* [AIM]:
Transcribe the material verbatim in full; the pictures do not belong in the copy.

* [SOURCE DATA]:
-------------------------

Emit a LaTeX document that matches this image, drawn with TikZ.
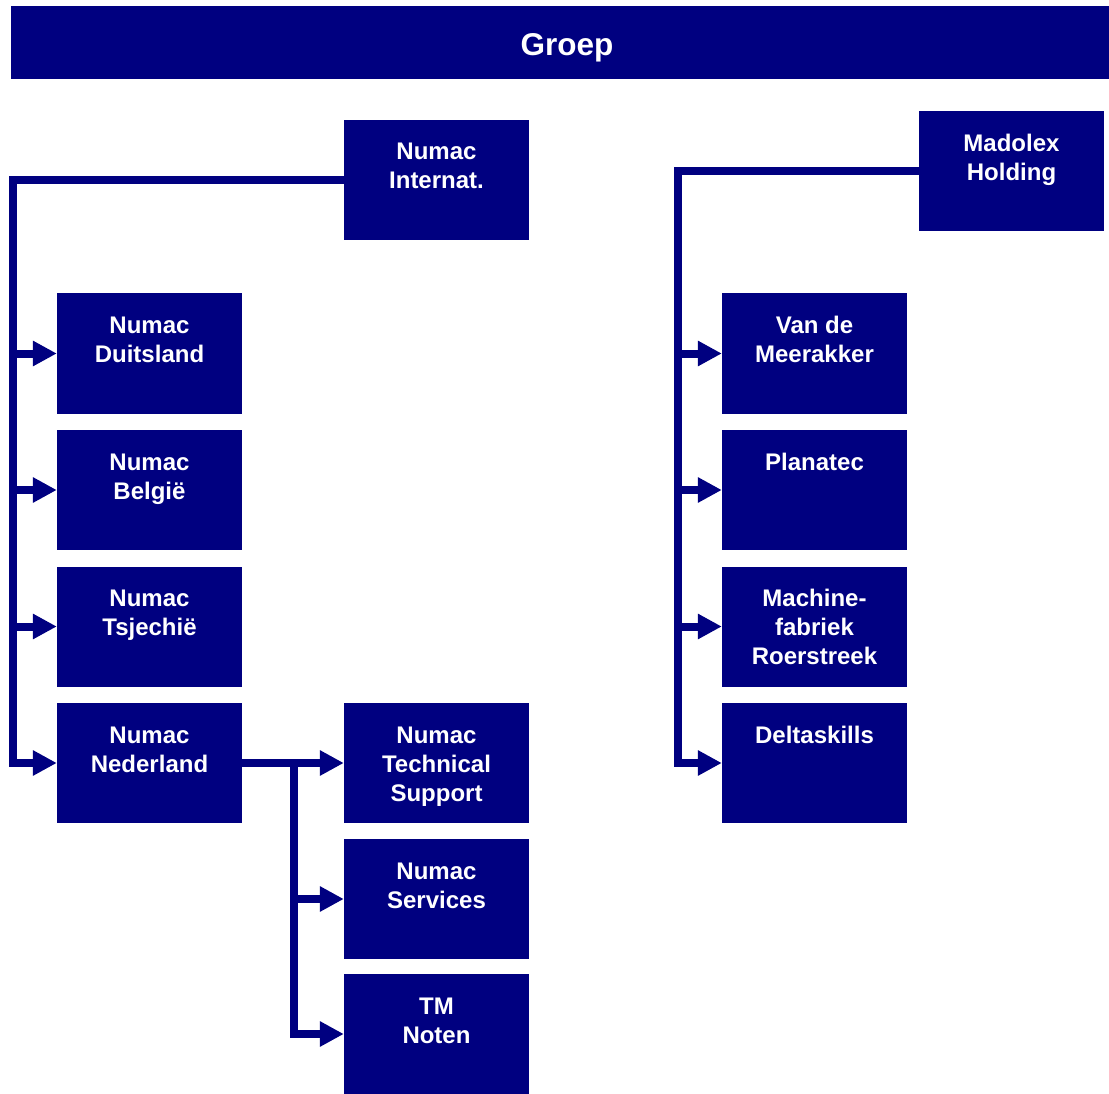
\documentclass[tikz,border=0pt]{standalone}
\usepackage{fontspec}
\setmainfont{Liberation Sans}
\usetikzlibrary{arrows.meta}
\definecolor{navy}{HTML}{000080}
\newcommand{\bxt}[1]{\parbox[c][120pt][t]{185pt}{\centering\fontsize{24}{29}\selectfont\bfseries\rule{0pt}{40pt}#1\par}}
\begin{document}
\begin{tikzpicture}[x=1pt,y=-1pt,
  orgbox/.style={fill=navy,text=white,inner sep=0pt,minimum width=185pt,minimum height=120pt},
  conn/.style={draw=navy,line width=8pt,line join=miter},
  arr/.style={conn,-{Triangle[length=24pt,width=24pt,fill=navy]}}]
\useasboundingbox (0,0) rectangle (1109,1094);
\node[fill=navy,text=white,minimum width=1098pt,minimum height=73pt,inner sep=0pt,font=\fontsize{31.5}{36}\selectfont\bfseries] (groep) at (560,42.5) {\hspace{14pt}\rule{0pt}{32pt}Groep};
\node[orgbox] (inter) at (436.5,180) {\bxt{Numac\\Internat.}};
\node[orgbox] (mad) at (1011.5,171.5) {\bxt{Madolex\\Holding}};
\node[orgbox] (dui) at (149.5,353.5) {\bxt{Numac\\Duitsland}};
\node[orgbox] (bel) at (149.5,490) {\bxt{Numac\\België}};
\node[orgbox] (tsj) at (149.5,626.5) {\bxt{Numac\\Tsjechië}};
\node[orgbox] (ned) at (149.5,763) {\bxt{Numac\\Nederland}};
\node[orgbox] (tech) at (436.5,763) {\bxt{Numac\\Technical\\Support}};
\node[orgbox] (serv) at (436.5,899) {\bxt{Numac\\Services}};
\node[orgbox] (tm) at (436.5,1034) {\bxt{TM\\Noten}};
\node[orgbox] (vdm) at (814.5,353.5) {\bxt{Van de\\Meerakker}};
\node[orgbox] (plan) at (814.5,490) {\bxt{Planatec}};
\node[orgbox] (mach) at (814.5,626.5) {\bxt{Machine-\\fabriek\\Roerstreek}};
\node[orgbox] (del) at (814.5,763) {\bxt{Deltaskills}};
\coordinate (lb) at (13,763);
\coordinate (mb) at (293.5,763);
\coordinate (rb) at (678,763);
% left trunk
\draw[arr] (inter.west) -| (lb) -- (ned.west);
\draw[arr] (dui.west -| lb) -- (dui.west);
\draw[arr] (bel.west -| lb) -- (bel.west);
\draw[arr] (tsj.west -| lb) -- (tsj.west);
% middle
\draw[arr] (ned.east) -- (tech.west);
\draw[arr] (mb) |- (tm.west);
\draw[arr] (serv.west -| mb) -- (serv.west);
% right trunk
\draw[arr] (mad.west) -| (rb) -- (del.west);
\draw[arr] (vdm.west -| rb) -- (vdm.west);
\draw[arr] (plan.west -| rb) -- (plan.west);
\draw[arr] (mach.west -| rb) -- (mach.west);
\end{tikzpicture}
\end{document}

-------------------------

* [ANSWER TO THE TASK]:
Emit a LaTeX document that matches this image, drawn with TikZ.
\documentclass[tikz,border=0pt]{standalone}
\usepackage{fontspec}
\setmainfont{Liberation Sans}
\usetikzlibrary{arrows.meta}
\definecolor{navy}{HTML}{000080}
\newcommand{\bxt}[1]{\parbox[c][120pt][t]{185pt}{\centering\fontsize{24}{29}\selectfont\bfseries\rule{0pt}{40pt}#1\par}}
\begin{document}
\begin{tikzpicture}[x=1pt,y=-1pt,
  orgbox/.style={fill=navy,text=white,inner sep=0pt,minimum width=185pt,minimum height=120pt},
  conn/.style={draw=navy,line width=8pt,line join=miter},
  arr/.style={conn,-{Triangle[length=24pt,width=24pt,fill=navy]}}]
\useasboundingbox (0,0) rectangle (1109,1094);
\node[fill=navy,text=white,minimum width=1098pt,minimum height=73pt,inner sep=0pt,font=\fontsize{31.5}{36}\selectfont\bfseries] (groep) at (560,42.5) {\hspace{14pt}\rule{0pt}{32pt}Groep};
\node[orgbox] (inter) at (436.5,180) {\bxt{Numac\\Internat.}};
\node[orgbox] (mad) at (1011.5,171.5) {\bxt{Madolex\\Holding}};
\node[orgbox] (dui) at (149.5,353.5) {\bxt{Numac\\Duitsland}};
\node[orgbox] (bel) at (149.5,490) {\bxt{Numac\\België}};
\node[orgbox] (tsj) at (149.5,626.5) {\bxt{Numac\\Tsjechië}};
\node[orgbox] (ned) at (149.5,763) {\bxt{Numac\\Nederland}};
\node[orgbox] (tech) at (436.5,763) {\bxt{Numac\\Technical\\Support}};
\node[orgbox] (serv) at (436.5,899) {\bxt{Numac\\Services}};
\node[orgbox] (tm) at (436.5,1034) {\bxt{TM\\Noten}};
\node[orgbox] (vdm) at (814.5,353.5) {\bxt{Van de\\Meerakker}};
\node[orgbox] (plan) at (814.5,490) {\bxt{Planatec}};
\node[orgbox] (mach) at (814.5,626.5) {\bxt{Machine-\\fabriek\\Roerstreek}};
\node[orgbox] (del) at (814.5,763) {\bxt{Deltaskills}};
\coordinate (lb) at (13,763);
\coordinate (mb) at (293.5,763);
\coordinate (rb) at (678,763);
% left trunk
\draw[arr] (inter.west) -| (lb) -- (ned.west);
\draw[arr] (dui.west -| lb) -- (dui.west);
\draw[arr] (bel.west -| lb) -- (bel.west);
\draw[arr] (tsj.west -| lb) -- (tsj.west);
% middle
\draw[arr] (ned.east) -- (tech.west);
\draw[arr] (mb) |- (tm.west);
\draw[arr] (serv.west -| mb) -- (serv.west);
% right trunk
\draw[arr] (mad.west) -| (rb) -- (del.west);
\draw[arr] (vdm.west -| rb) -- (vdm.west);
\draw[arr] (plan.west -| rb) -- (plan.west);
\draw[arr] (mach.west -| rb) -- (mach.west);
\end{tikzpicture}
\end{document}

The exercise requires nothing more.